A Girl Meets a Shaken World


Grace Almanza

Johanne Damiscar modeling for one of her friend’s photo assignments.

Mishka Brice, Copy Editor

Many people have heard of the devastating earthquake that hit Haiti in 2010, but not many can say that they lived through it. Johanne Damiscar is one of these few.

Damiscar and her sister had just finished volleyball practice at the time and were headed home. Nothing seemed out of place because they were stuck in what they thought was everyday traffic, but they soon realized the devastation that was taking place.

“All of a sudden, all you heard was rumbling,” said Damiscar. “I felt the ground shaking, but I thought we got into an accident. Everybody was running and things started falling right in front of us; it was really scary.”

Damiscar’s parents didn’t think twice to act upon what was happening. They ushered Damiscar and her sister from the back of the pickup truck into the car and ordered them to lay their head down. Thanks to them, Damiscar doesn’t remember the situation to be as traumatizing or gruesome as it really was because she didn’t witness very much. She does, however, remember what took place after the 5 minute earthquake.

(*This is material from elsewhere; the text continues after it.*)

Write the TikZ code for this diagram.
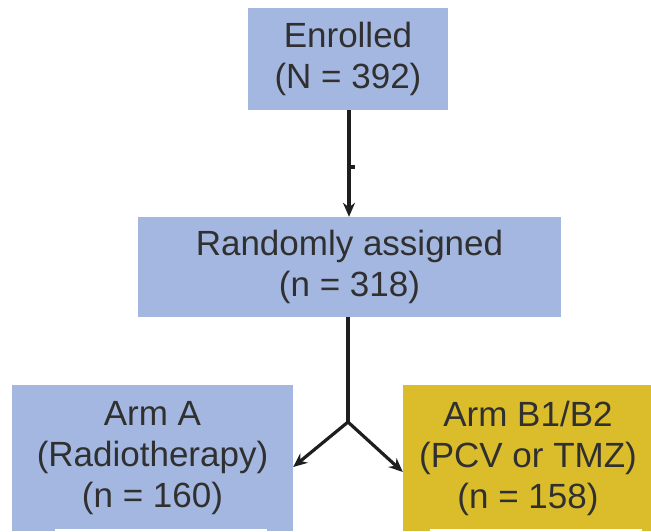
\documentclass[tikz,border=0pt]{standalone}
\usepackage{fontspec}
\setmainfont{Liberation Sans}
\usetikzlibrary{arrows.meta}
\definecolor{boxblue}{HTML}{A4B7E1}
\definecolor{boxgold}{HTML}{DBBD2C}
\definecolor{txt}{HTML}{303030}
\definecolor{ln}{HTML}{1E1E1E}
\tikzset{
  box/.style={draw=none, fill=boxblue, inner sep=0pt, align=center, text=txt,
    font=\fontsize{35}{41}\selectfont},
  conn/.style={draw=ln, line width=3.2pt, -{Stealth[length=14pt,width=12pt]}},
  plain/.style={draw=ln, line width=3.2pt}
}
\begin{document}
\begin{tikzpicture}[x=1pt,y=-1pt]
\useasboundingbox (0,0) rectangle (651,531);
\fill[white] (0,0) rectangle (651,531);
\begin{scope}
\clip (0,0) rectangle (651,531);
\node[box, minimum width=200pt, minimum height=102pt] (enr) at (348,59) {Enrolled\\(N = 392)};
\node[box, minimum width=423pt, minimum height=100pt] (rand) at (349.5,267) {Randomly assigned\\(n = 318)};
\node[box, minimum width=281pt, minimum height=146pt] (armA) at (152.5,458) {Arm A\\(Radiotherapy)\\(n = 160)};
\node[box, fill=boxgold, minimum width=250pt, minimum height=146pt] (armB) at (528,458) {Arm B1/B2\\(PCV or TMZ)\\(n = 158)};
\fill[white] (55,529) rectangle (267,531);
\fill[white] (430,529) rectangle (642,531);
\end{scope}
\coordinate (tick) at (349,167);
\coordinate (tickend) at (355,167);
\coordinate (junc) at (348,422);
\draw[conn] (enr.south -| 349,0) -- (rand.north -| 349,0);
\draw[plain] (tick) -- (tickend);
\draw[plain] (rand.south -| junc) -- (junc);
\draw[conn] (junc) -- (armA.east |- 0,467);
\draw[conn] (junc) -- (armB.west |- 0,472);
\end{tikzpicture}
\end{document}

“When we reached home, the earthquake was over, but there were a few aftershocks. I thought my house had gone down with everyone else’s,” said Damiscar. “Thankfully, it didn’t, but we didn’t go back into the house for a week because we didn’t know if the house would collapse on us like it had on some others in the neighborhood.”

Damiscar and her family camped out in their backyard for a week, living off of crackers and water. Their backyard became a safe haven as well for neighbors and friends in need who didn’t have a backyard or house to go to. Damiscar’s older sister, Samirah, volunteered for the Red Cross and witnessed the devastating aftermath of the earthquake.

“Samirah saw dead people everywhere,” said Damiscar. “No one was buried yet. She saw inflated bodies everywhere. She and some others were almost robbed too when giving out food because people were going crazy from hunger. It was traumatizing for her.”

Fortunately, her family hadn’t lost any loved ones.

Damsicar had originally planned on moving to America in the future for college, but her parents had decided to move the family to America one week after the earthquake, in fear of Damiscar and her sisters missing too many months of school. The family moved to South Florida and resided with some relatives for a short while. Damiscar attended Woodlands Middle School as a 7th grader.

“I knew my ABC’s, but I wasn’t fluent,” she said. “It was a really scary transition at first, but they had ELL classes for that. I had the greatest teacher for a person that comes to America though, she was very nice and patient, which made the transition a whole lot easier for me.”

With the help of ELL classes and American television, Damiscar quickly picked up the English language after only a year of living in America. Now, as a junior in high school, she excels at an advanced level, taking advanced placement courses and honors classes for the past 3 years in high school.

Outside of her studies, Damiscar describes her life as, “Hannibal, sleep, and pizza.” And outside of that, her friends describe her as an endearing and loving friend to others. Whether it’s helping out a friend model for a photo project to going all out for another friend’s birthday, she’s always there for you.

“I met Johanne ninth grade year, but we didn’t come close until the very end up sophomore year,” said junior Siena Werber. “She was always a really nice, good person. Her ability to be extremely selfless, loyal, and giving to people is what makes her an amazing friend and person.”

With college around the corner, Damiscar aspires to major in interior design, saying that her love for it comes from watching Extreme Home Makeovers. She hopes to attend a very prestigious interior design program at FIU.

The earthquake may have shaken her home, her world, but it didn’t shake her.